Botanical Name: Piper nigrum
What are they?
True red peppercorns are the fully ripe fruit of the piper nigrum vine from which black, white and green peppercorns also come. (The differences in color, flavor and aroma are due to different harvesting times and processing methods.) Red peppercorns are left on the vine to soak up the sun until the berries are mature. Just as they turn yellow and red, they are plucked by hand.
Ripe red peppercorns are very fragile. Although fresh clusters are occasionally found in the markets in Kerala and other pepper-growing regions, most ripe pepper berries are immediately brined and sealed in jars. Attempts at drying ripe peppercorns have been unsuccessful: The husks are so papery that they are difficult to use in the kitchen.
In 2007, however, freeze dried red peppercorns appeared on the market, largely due, it seems, to the efforts of the Poabs Organic Estate, located in the Nellyampathy Hills in Kerala. India. This 1,000 acre biodynamic farm, which also grows tea, coffee and other spices, produces exquisite freeze-dried red peppercorns sold through Bart Spices in Bristol, England—double sealed tins with a use by date of 2009 can be had through Chelsea Market Baskets in New York.
The first thing you’ll notice is that these fat, round peppercorns are not especially red. Instead, they are a rich yellow-brown blushed with a russet tinge.
Poke your nose into a tin of these red peppercorns and you’ll inhale a subtle peppery aroma. That’s just a prelude. Crunch one between your teeth and a sort of sunny sweetness spreads across the palate, quickly followed by a taste of ripe fruit and flowers, then the soft flavor of peppercorns. Gradually a slow burn builds to a small, lingering fire—hot but tolerable.
How are they used?
Freeze dried red peppercorns have a papery husk and even though the inner core is firm, they don’t grind well in any sort of peppermill. Instead, crush them in a mortar and pestle or gently smash them in a plastic ziplock bag with a hammer or rolling pin,
Sweet red peppercorns are wonderful with briny fresh shellfish, such as shrimp or lobster and some citrus, such as oranges, clementines and tangerines. I love to marinate raw shrimp in crushed red peppercorns, then sautee them with clementine sections, shredded ginger and toasted walnuts. The dish has a marvelous interplay of sweet and spicy flavors which is offset by the rich, crunchy nuts.

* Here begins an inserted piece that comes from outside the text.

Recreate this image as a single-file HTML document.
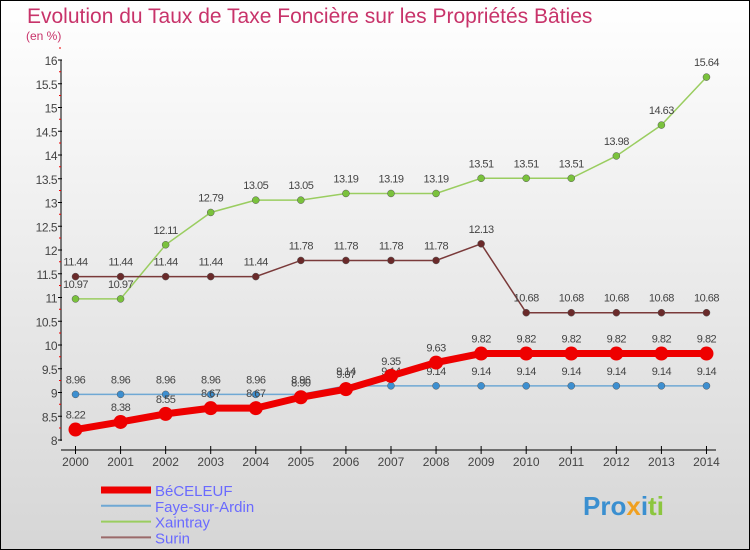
<!DOCTYPE html>
<html><head><meta charset="utf-8"><style>
body{margin:0;width:750px;height:550px;overflow:hidden;font-family:"Liberation Sans",sans-serif}
#wrap{position:absolute;left:0;top:0;width:748px;height:548px;border:1px solid #000;background:linear-gradient(#fff,#d6d6d6)}
</style></head><body>
<div id="wrap">
<svg id="c" width="750" height="550" style="position:absolute;left:-1px;top:-1px">
<text x="27" y="23" font-size="21" fill="#c8336a">Evolution du Taux de Taxe Foncière sur les Propriétés Bâties</text>
<text x="26" y="40" font-size="12" fill="#c8336a">(en %)</text>
<g id="ax"></g><g id="series"></g>
<text x="583" y="515" font-size="26" font-weight="bold" fill="#3a8fd0">Pro<tspan fill="#f0a020">x</tspan><tspan fill="#3a8fd0">i</tspan><tspan fill="#8cc63f">ti</tspan></text>
</svg>
</div>
<script>
const years=[2000,2001,2002,2003,2004,2005,2006,2007,2008,2009,2010,2011,2012,2013,2014];
const yTicks=[8,8.5,9,9.5,10,10.5,11,11.5,12,12.5,13,13.5,14,14.5,15,15.5,16];
const beceleuf=[8.22,8.38,8.55,8.67,8.67,8.90,9.07,9.35,9.63,9.82,9.82,9.82,9.82,9.82,9.82];
const faye=[8.96,8.96,8.96,8.96,8.96,8.96,9.14,9.14,9.14,9.14,9.14,9.14,9.14,9.14,9.14];
const xaintray=[10.97,10.97,12.11,12.79,13.05,13.05,13.19,13.19,13.19,13.51,13.51,13.51,13.98,14.63,15.64];
const surin=[11.44,11.44,11.44,11.44,11.44,11.78,11.78,11.78,11.78,12.13,10.68,10.68,10.68,10.68,10.68];
const seriesNames=["BéCELEUF","Faye-sur-Ardin","Xaintray","Surin"];
const NS="http://www.w3.org/2000/svg";
const X=i=>75.5+i*45.07, Y=v=>440-(v-8)*47.5;
function mk(p,t,a){const e=document.createElementNS(NS,t);for(const k in a)e.setAttribute(k,a[k]);p.appendChild(e);return e;}
const ax=document.getElementById('ax');
const yl=mk(ax,'line',{x1:61,y1:60,x2:61,y2:441,stroke:'#000'});


const xl=mk(ax,'line',{x1:61,y1:450,x2:716,y2:450,stroke:'#000'});


yTicks.forEach(v=>{mk(ax,'line',{x1:58,y1:Y(v),x2:62,y2:Y(v),stroke:'#000'});
mk(ax,'line',{x1:59,y1:Y(v)-12,x2:61,y2:Y(v)-12,stroke:'#e00'});
const t=mk(ax,'text',{x:57,y:Y(v)+5,'font-size':12,'text-anchor':'end',fill:'#444','letter-spacing':'-0.5'});t.textContent=String(v);

});
years.forEach((y,i)=>{mk(ax,'line',{x1:X(i),y1:446,x2:X(i),y2:454,stroke:'#000'});
const t=mk(ax,'text',{x:X(i),y:466,'font-size':12,'text-anchor':'middle',fill:'#444'});t.textContent=y;

});
const sg=document.getElementById('series');
function draw(vals,color,w,r,name,dot){const g=mk(sg,'g',{});


mk(g,'polyline',{points:vals.map((v,i)=>X(i)+','+Y(v)).join(' '),fill:'none',stroke:color,'stroke-width':w});
vals.forEach((v,i)=>{const c=mk(g,'circle',{cx:X(i),cy:Y(v),r:r,fill:dot,stroke:color==dot?'none':'#555','stroke-width':0.5});


const t=mk(g,'text',{x:X(i),y:Y(v)-11,'font-size':11,'text-anchor':'middle',fill:'#444','letter-spacing':'-0.5'});t.textContent=v.toFixed(2);

});}
draw(xaintray,'#9acd60',1.5,3.5,'series-xaintray','#7ac23c');
draw(surin,'#7a3a3a',1.5,3.5,'series-surin','#6a2a2a');
draw(faye,'#6fa8d4',1.5,3.5,'series-faye-sur-ardin','#3d8fd0');
draw(beceleuf,'#ee0000',7,7,'series-beceleuf','#ee0000');
const cols=['#ee0000','#6fa8d4','#9acd60','#9a6a6a'],ws=[7,2,2,2];
seriesNames.forEach((n,i)=>{const y=490+i*15.8;const g=mk(sg,'g',{});


mk(g,'line',{x1:101,y1:y,x2:151,y2:y,stroke:cols[i],'stroke-width':ws[i]});
const t=mk(g,'text',{x:155,y:y+6,'font-size':15,fill:'#6a6aff'});t.textContent=n;});
</script>
</body></html>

There’s also an interesting recipe on the Bart Spices tin: goat cheese rolled in ground red peppercorns and sautéed until warm, then served over salad leaves with a dressing of orange juice and cranberries whisked with damson plum syrup and olive oil. Here the peppercorns add a softly spicy note to the rich, tangy cheese, while the whole salad is bathed in the sweet tart flavors of the citrus dressing.